The other place where I should leave it and mention as well is just our long-haul Keystone system. We continue to work on optimizing the performance of that pipeline. We did put an open season in the marketplace back in 2019 where we put 50,000 barrels of capacity. We still have not delivered on that capacity. And at some point in the future, I am confident just through the work that we're doing with our engineering team, our field operations and our commercial teams, that we will be able to realize on that capacity at some point in the future.
And Andrew, this is Stan. Just to follow up on Villa de Reyes real quick. That is now mechanically complete for both the North and Lateral segments. So I know we're glad to have that behind us, and we expect to have the southern portion complete here later this year.
And with respect to your general question around optimization, I guess a couple of things I would point out is, given some of the headwinds we have with respect to the ability to build new critically needed energy infrastructure, the value of pipe in the ground is increasing and increasing exponentially. And one of the things we're going to do is we're going to test the elasticity of the market, and we're likely to see less discounts offered on our existing capacity. Less discounts, all things equal, is going to lead to higher revenues.
And then the other thing I would leave you with is innovation. We're doing some really neat things in the innovation space around machine learning. We have a tool that we refer to as our autonomous pipeline, which helps us use artificial intelligence, machine learning and the like to make sure that we're maximizing the value out of the pipe at any given day. And so far, that's beginning to pay dividends for us as well.
Ladies and gentlemen, this concludes the question-and-answer session. If there are any further questions, please contact Investor Relations at TC Energy.
I will now turn the call over to Francois Poirier. Please go ahead, Mr. Poirier.
Thanks very much. I appreciate everyone's time and attention, mid- to late afternoon on a Friday. Thank you very much for your attendance. Look, our key messages are we continue to be opportunity-rich beyond our $25 billion existing program, when you look at LNG export growth, when you look at our RFI program to electrify our own power consumption, you look at pumped hydro storage, you look at hydrogen, you look at CCUS, you look at recoverable maintenance capital, we're very confident in our ability to deploy $5 billion a year in a responsible manner, consistent with our historical risk and return preferences.

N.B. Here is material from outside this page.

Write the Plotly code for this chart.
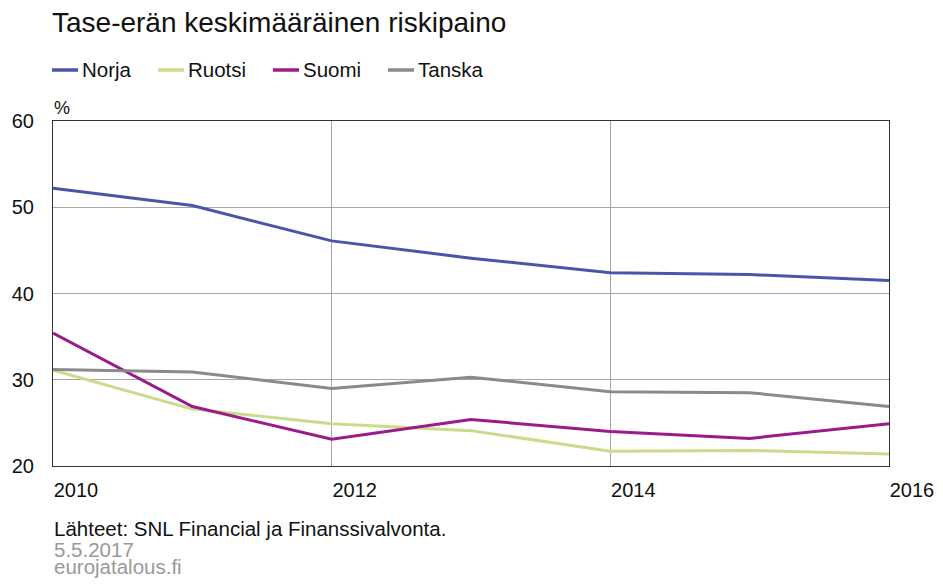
import plotly.graph_objects as go

years = [2010, 2011, 2012, 2013, 2014, 2015, 2016]
norja = [52.2, 50.2, 46.1, 44.1, 42.4, 42.2, 41.5]
ruotsi = [31.1, 26.6, 24.9, 24.1, 21.7, 21.8, 21.4]
suomi = [35.4, 26.9, 23.1, 25.4, 24.0, 23.2, 24.9]
tanska = [31.2, 30.9, 29.0, 30.3, 28.6, 28.5, 26.9]
x_ticks = [2010, 2012, 2014, 2016]
y_ticks = [20, 30, 40, 50, 60]

FONT = "Liberation Sans, Arial, sans-serif"

series = [
    ("Norja", norja, "#4b55a8"),
    ("Ruotsi", ruotsi, "#c9dc8a"),
    ("Suomi", suomi, "#9c1b8b"),
    ("Tanska", tanska, "#8a8a8a"),
]

# figure geometry (page body adds an 8px offset)
W, H = 935, 577
L, R, T, B = 45, 54, 113, 119
PW, PH = W - L - R, H - T - B


def px(x):
    return (x - L) / PW


def py(y):
    return (H - B - y) / PH


fig = go.Figure()
for name, vals, col in series:
    fig.add_trace(go.Scatter(x=years, y=vals, name=name, mode="lines",
                             line=dict(color=col, width=3), showlegend=False))

fig.update_layout(
    width=W, height=H,
    margin=dict(l=L, r=R, t=T, b=B),
    paper_bgcolor="white", plot_bgcolor="white",
    font=dict(family=FONT, size=20, color="#111111"),
    showlegend=False,
    xaxis=dict(range=[2010, 2016], tickvals=x_ticks, ticktext=[str(v) for v in x_ticks],
               showgrid=True, gridcolor="#a6a6a6", gridwidth=1, automargin=False,
               showline=True, linecolor="#333333", linewidth=1, mirror=True,
               ticks="", ticklabelshift=23, ticklabelstandoff=6,
               tickfont=dict(size=20, color="#111111"), zeroline=False),
    yaxis=dict(range=[20, 60], tickvals=y_ticks, showgrid=True, gridcolor="#a6a6a6",
               gridwidth=1, showline=True, linecolor="#333333", linewidth=1, mirror=True,
               ticks="", ticklabelstandoff=14, tickfont=dict(size=20, color="#111111"),
               zeroline=False, automargin=False),
)

# title
fig.add_annotation(text="Tase-erän keskimääräinen riskipaino", x=px(42), y=py(14),
                   xref="paper", yref="paper", xanchor="left", yanchor="middle",
                   showarrow=False, font=dict(size=28, color="#111111"))

# legend (manual, to match the reference spacing)
legend_x = [44, 150, 265, 380]
for (name, vals, col), lx in zip(series, legend_x):
    fig.add_shape(type="line", xref="paper", yref="paper",
                  x0=px(lx), x1=px(lx + 26), y0=py(62), y1=py(62),
                  line=dict(color=col, width=3.5))
    fig.add_annotation(text=name, x=px(lx + 28), y=py(62), xref="paper", yref="paper",
                       xanchor="left", yanchor="middle", showarrow=False,
                       font=dict(size=20.5, color="#111111"))

fig.add_annotation(text="%", x=px(44), y=py(100), xref="paper", yref="paper",
                   xanchor="left", yanchor="middle", showarrow=False,
                   font=dict(size=18, color="#111111"))

notes = [("Lähteet: SNL Financial ja Finanssivalvonta.", "#111111", 520),
         ("5.5.2017", "#999999", 541),
         ("eurojatalous.fi", "#999999", 558)]
for txt, col, ypx in notes:
    fig.add_annotation(text=txt, x=px(44), y=py(ypx), xref="paper", yref="paper",
                       xanchor="left", yanchor="middle", showarrow=False,
                       font=dict(size=20.5, color=col))

fig.write_html("out.html")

One of the key things we're learning here is that incumbency is extremely valuable not only with respect to our existing gas and liquids businesses, but as we contemplate hydrogen production and CO2 transport sequestration. Having assets in the ground, regulatory relationships, rights of way, et cetera, is all becoming increasingly valuable.
And then the third thing I want to mention is capital discipline is very important. We are going to deleverage at the same time as we grow our business. We talked about long-term debt-to-EBITDA multiple target of 4.75. Our expectation continues to be that we will achieve that within our 5-year planning horizon. So we're bullish on the opportunity set, and we're also bullish on our ability to maintain strong balance sheet so that we can be opportunistic for opportunities in the future. So thanks very much for your time today, everyone.
This concludes today's conference call. You may disconnect your lines. Thank you for participating, and have a pleasant day.